Several isolation modes are available:
This help page presents the different isolation modes and their implementation.
Versions 22 and later
Java This feature is now available for Java applications.
New in version 22
Java This feature is now available for Java applications.
Java This feature is now available for Java applications.
READ UNCOMMITTED isolation mode

Principle

When a computer starts a transaction, the other computers see the modified data as soon as the modification has been made (inserts, updates, deletes), and not only when the transaction has been committed.
Even if the transaction has not been committed (COMMIT), the other computers read the new data. Meanwhile, if the transaction is undone (ROLLBACK), invalid data will be read by the other computers.

Example: Stock management

Let's take a PRODUCT file in which there are 10 "Item01" in stock.
  • Computer A starts a transaction (HTransactionStart or HTransaction). Computer A modifies "Item01" and subtracts 2 from the quantity (HModify). The stock quantity changes to 8 but the transaction has not been committed yet.
  • Computer B uses the READ UNCOMMITTED isolation mode and reads "Item01". It reads 8 items in stock: the transaction of computer A has not been committed, but computer B sees the quantity in stock as if it had been committed.
  • Computer A has two options:
    • Commit the transaction (COMMIT). In this case, the quantity in stock is 8.
    • Undo the transaction (ROLLBACK). In this case, the quantity in stock is 10.
  • As long as the transaction has not been committed or rolled back, computer B sees 8 items in stock, which is false if the transaction is rolled back.

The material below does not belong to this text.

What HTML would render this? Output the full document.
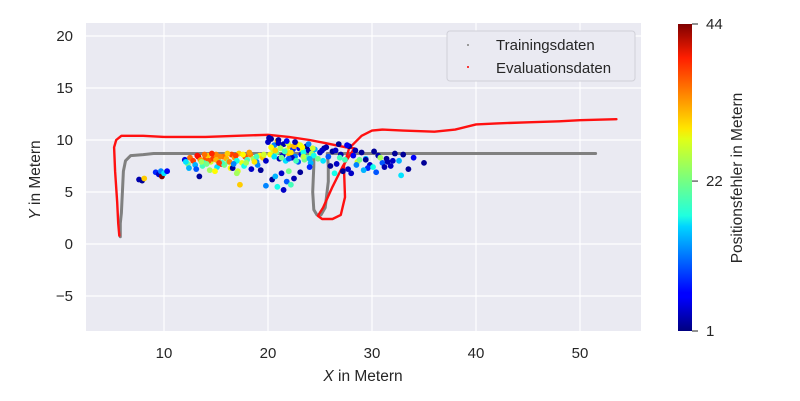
<!DOCTYPE html>
<html><head><meta charset="utf-8"><style>
body{margin:0;background:#fff;}
svg{display:block;font-family:"Liberation Sans","DejaVu Sans",sans-serif;}
</style></head><body>
<svg id="c" width="800" height="401" viewBox="0 0 800 401" xmlns="http://www.w3.org/2000/svg">
<defs>
<linearGradient id="jet" x1="0" y1="1" x2="0" y2="0">
<stop offset="0" stop-color="#00007f"/><stop offset="0.11" stop-color="#0000ff"/><stop offset="0.125" stop-color="#0000ff"/>
<stop offset="0.34" stop-color="#00d4ff"/><stop offset="0.375" stop-color="#1fffe0"/><stop offset="0.5" stop-color="#7dff7a"/>
<stop offset="0.625" stop-color="#e0ff17"/><stop offset="0.66" stop-color="#ffe600"/><stop offset="0.89" stop-color="#ff1e00"/>
<stop offset="1" stop-color="#7f0000"/></linearGradient>
<clipPath id="pc"><rect x="86" y="23" width="555" height="308"/></clipPath>
</defs>
<rect x="86" y="23" width="555" height="308" fill="#EAEAF2"/>
<g id="grid"></g><g id="marks" clip-path="url(#pc)"></g><g id="axes"></g>
<g>
<rect x="447" y="31" width="188" height="50" rx="3" fill="#EAEAF2" stroke="#d0d0d8"/>
<circle cx="468" cy="45" r="1" fill="#808080"/>
<text x="496" y="50" font-size="15" fill="#262626">Trainingsdaten</text>
<circle cx="468" cy="67" r="1" fill="#ff0000"/>
<text x="496" y="73" font-size="15" fill="#262626">Evaluationsdaten</text>
</g>
<rect x="678" y="24" width="14" height="307" fill="url(#jet)"/>
<g id="cb"></g>
<text x="363" y="381" font-size="15.5" fill="#262626" text-anchor="middle"><tspan font-style="italic">X</tspan> in Metern</text>
<text transform="translate(40,180) rotate(-90)" font-size="15.5" fill="#262626" text-anchor="middle"><tspan font-style="italic">Y</tspan> in Metern</text>
<text transform="translate(742,178) rotate(-90)" font-size="15.5" fill="#262626" text-anchor="middle">Positionsfehler in Metern</text>
</svg>
<script>
const xTicks=[10,20,30,40,50];
const yTicks=[-5,0,5,10,15,20];
const cbTicks=[1,22,44];
const trainX=[5.8,5.8,5.9,6.0,6.1,6.3,6.8,8,9,15,24.4,24.4,24.3,24.4,24.7,25.1,25.5,25.8,25.8,25.7,30,40,51.5];
const trainY=[0.7,2,3,5,7,8.0,8.5,8.6,8.7,8.7,8.7,7.5,5,3.3,2.8,2.8,3.5,6,7.5,8.7,8.7,8.7,8.7];
const evalX=[5.7,5.6,5.5,5.3,5.2,5.4,5.9,8,10,14,17,20,22,24,25.5,26.5,27.5,28.3,27.2,26.2,25.3,24.8,25.2,26.2,27.0,27.4,27.3,27.8,29,30,31,33,36,38,40,42,45,48,50,53.5];
const evalY=[0.8,2,4,7,9.3,10.0,10.4,10.4,10.3,10.3,10.4,10.5,10.3,10.0,9.7,9.5,9.3,9.2,7.5,5.5,3.5,2.7,2.4,2.4,2.8,4.5,7.5,9.2,10.4,10.9,11.0,10.9,10.8,11.0,11.5,11.6,11.7,11.8,11.9,12.0];
const ptsX=[7.6,7.9,8.1,9.2,9.5,9.7,9.8,10.0,10.3,12.0,12.3,12.5,12.8,13.0,13.3,13.5,13.8,14.0,14.2,14.5,14.7,15.0,15.2,15.5,15.7,16.0,16.2,16.5,16.8,17.0,17.2,17.5,17.8,18.0,18.3,18.6,18.9,19.2,19.5,19.8,
12.4,13.1,13.7,14.4,15.1,15.8,16.4,17.1,17.7,18.4,19.0,13.4,14.9,16.6,17.3,12.1,19.3,17.0,
13.2,13.9,14.6,15.4,16.1,16.9,17.6,18.2,18.9,19.6,13.6,14.3,15.0,15.6,16.3,17.0,17.9,18.7,14.1,15.3,16.7,
20.0,20.3,20.6,20.9,21.2,21.5,21.8,22.1,22.4,22.7,23.0,23.3,23.6,23.9,24.2,24.5,20.2,20.8,21.4,22.0,22.6,23.2,23.8,24.4,20.5,21.1,21.7,22.3,22.9,23.5,24.1,20.1,21.0,21.9,22.8,23.7,
20.3,20.7,21.2,21.6,22.2,22.5,23.1,23.4,23.9,24.3,20.6,21.3,22.0,22.7,23.4,24.0,21.0,21.8,22.6,23.3,
20.4,20.9,21.3,21.8,22.2,20.7,22.5,21.5,22.0,19.8,23.1,24.0,
25.0,25.4,25.8,26.2,26.6,27.0,27.4,27.8,28.2,28.6,29.0,29.4,29.8,30.2,30.6,31.0,31.4,31.8,32.2,32.6,33.0,33.5,34.0,35.0,25.6,26.4,27.2,28.0,28.8,29.6,30.4,31.2,32.0,32.8,26.8,27.6,28.4,29.2,30.8,25.2,
25.3,26.0,26.9,27.7,28.5,29.4,30.1,31.5,24.8,26.5];
const ptsY=[6.2,6.1,6.3,6.9,6.7,7.0,6.5,6.8,7.0,8.1,7.7,8.3,8.0,7.6,8.4,8.1,7.8,8.3,8.5,7.9,8.2,8.6,8.0,7.7,8.4,8.2,7.9,8.6,8.3,8.0,8.7,7.8,8.4,8.1,8.6,8.2,7.9,8.5,8.3,8.0,
7.3,7.2,7.5,7.1,7.4,7.6,7.3,7.0,7.5,7.2,7.6,6.5,7.0,7.3,5.7,7.9,7.1,6.8,
8.5,8.6,8.7,8.4,8.7,8.5,8.6,8.8,8.4,8.6,7.9,8.0,8.1,7.8,7.9,8.0,7.8,7.9,7.7,7.8,7.7,
9.8,10.1,9.5,9.9,9.3,9.6,9.0,9.4,9.1,9.5,9.2,8.9,9.3,9.0,8.7,9.1,8.6,8.8,8.5,8.7,8.4,8.6,8.3,8.5,9.0,8.2,8.0,8.3,7.9,8.1,7.8,10.2,10.0,9.7,9.6,9.4,
9.3,9.0,9.2,8.9,8.8,9.4,9.5,8.8,9.6,9.2,8.4,8.3,8.2,8.0,8.4,8.2,9.7,9.9,9.8,9.3,
6.2,5.5,6.8,6.0,5.7,6.5,6.3,5.2,7.0,5.6,6.9,7.4,
8.8,9.2,8.4,8.9,7.7,8.6,8.1,9.4,8.5,7.9,8.8,8.2,7.6,8.9,8.5,7.8,8.2,7.5,8.7,8.0,8.6,7.2,8.3,7.8,9.3,6.8,7.0,6.8,8.1,7.3,6.9,7.4,8.0,6.6,9.6,9.5,9.0,7.1,8.3,9.0,
8.0,7.5,8.3,7.2,7.6,8.1,7.4,7.9,8.2,9.0];
const ptsE=[3,2,30,8,4,12,44,16,6,5,22,34,36,14,40,32,18,35,30,26,36,33,20,38,34,31,22,36,32,18,30,27,35,20,33,24,12,28,30,4,
14,10,20,24,16,22,28,26,18,4,12,2,28,2,30,16,2,24,
38,34,37,33,30,36,28,32,20,26,24,35,31,20,33,18,24,29,22,36,12,
4,2,12,30,28,3,26,30,8,28,6,25,18,4,24,14,28,22,4,30,12,6,20,18,26,3,16,4,10,22,14,3,2,26,30,2,
28,30,24,20,29,31,27,18,12,26,16,22,10,20,25,14,4,6,3,28,
2,18,4,10,20,14,3,4,22,12,2,8,
4,2,10,2,4,3,20,2,6,26,2,14,4,2,3,10,2,4,2,14,2,2,6,2,3,18,2,4,22,8,10,3,4,16,2,6,3,14,24,4,
16,2,20,4,12,2,18,3,22,4];
const NS='http://www.w3.org/2000/svg';
const sx=v=>60+v*10.4, sy=v=>244-v*10.4, sc=e=>331-(e-1)/(44-1)*307;
function jet(t){const r=Math.max(0,Math.min(1,1.5-Math.abs(4*t-3))),g=Math.max(0,Math.min(1,1.5-Math.abs(4*t-2))),b=Math.max(0,Math.min(1,1.5-Math.abs(4*t-1)));return `rgb(${r*255|0},${g*255|0},${b*255|0})`;}
function mk(tag,at,parent){const e=document.createElementNS(NS,tag);for(const k in at)e.setAttribute(k,at[k]);parent.appendChild(e);return e;}
const grid=document.getElementById('grid'),axes=document.getElementById('axes'),marks=document.getElementById('marks'),cb=document.getElementById('cb');
xTicks.forEach(v=>{const l=mk('line',{x1:sx(v),x2:sx(v),y1:23,y2:331,stroke:'#fff','stroke-width':1.2},grid);


const t=mk('text',{x:sx(v),y:358,'font-size':15,fill:'#262626','text-anchor':'middle'},axes);t.textContent=v;

});
yTicks.forEach(v=>{const l=mk('line',{x1:86,x2:641,y1:sy(v),y2:sy(v),stroke:'#fff','stroke-width':1.2},grid);


const t=mk('text',{x:73,y:sy(v)+5,'font-size':15,fill:'#262626','text-anchor':'end'},axes);t.textContent=v<0?'\u2212'+(-v):v;

});
cbTicks.forEach(v=>{const l=mk('line',{x1:692,x2:698,y1:sc(v),y2:sc(v),stroke:'#262626','stroke-width':1},cb);


const t=mk('text',{x:706,y:sc(v)+5,'font-size':15,fill:'#262626'},cb);t.textContent=v;

});
function path(xs,ys,col,name,w){let d='';xs.forEach((x,i)=>{d+=(i?'L':'M')+sx(x).toFixed(1)+','+sy(ys[i]).toFixed(1);});
const p=mk('path',{d:d,fill:'none',stroke:col,'stroke-width':w,'stroke-linejoin':'round','stroke-linecap':'round'},marks);

}
path(trainX,trainY,'#808080','training-path',3);
path(evalX,evalY,'#ff1010','evaluation-path',2.4);
ptsX.forEach((x,i)=>{const c=mk('circle',{cx:sx(x),cy:sy(ptsY[i]),r:2.9,fill:jet((ptsE[i]-1)/43)},marks);

});
</script>
</body></html>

Example: Modifying a customer

  • Computer A modifies a record in a transaction. In this transaction, "Ann" becomes "Juliet". The transaction is not committed.
  • Computer B reads the same record in READ UNCOMMITTED mode. It reads "Juliet" directly.

Implementing the READ UNCOMMITTED isolation mode

To implement the READ UNCOMMITTED isolation mode, you must:
READ COMMITTED isolation mode

Principle

In this mode, as long as the transaction has not been committed (COMMIT), the other computers ALWAYS read the initial data, i.e. the data as it existed before the modifications made during the current transaction (inserts, updates, deletes).
The modifications made during the transaction will be visible only when the transaction is committed (COMMIT).

Example: Stock management

Let's take a PRODUCT file in which there are 10 "Item01" in stock.
  • Computer A starts a transaction (HTransactionStart or HTransaction). Computer A modifies "Item01" and subtracts 2 from the quantity (HModify). The stock quantity changes to 8 but the transaction has not been committed yet.
  • Computer B uses the READ COMMITTED isolation mode and reads "Item01". It reads 10 items in stock.
  • Computer A has two options:
    • Commit the transaction (COMMIT). In this case, the quantity in stock is equal to 8.
    • Undo the transaction (ROLLBACK). In this case, the quantity in stock is equal to 10.
  • As long as the transaction has not been committed or rolled back, computer B sees10 items in stock, as if the quantity had not changed.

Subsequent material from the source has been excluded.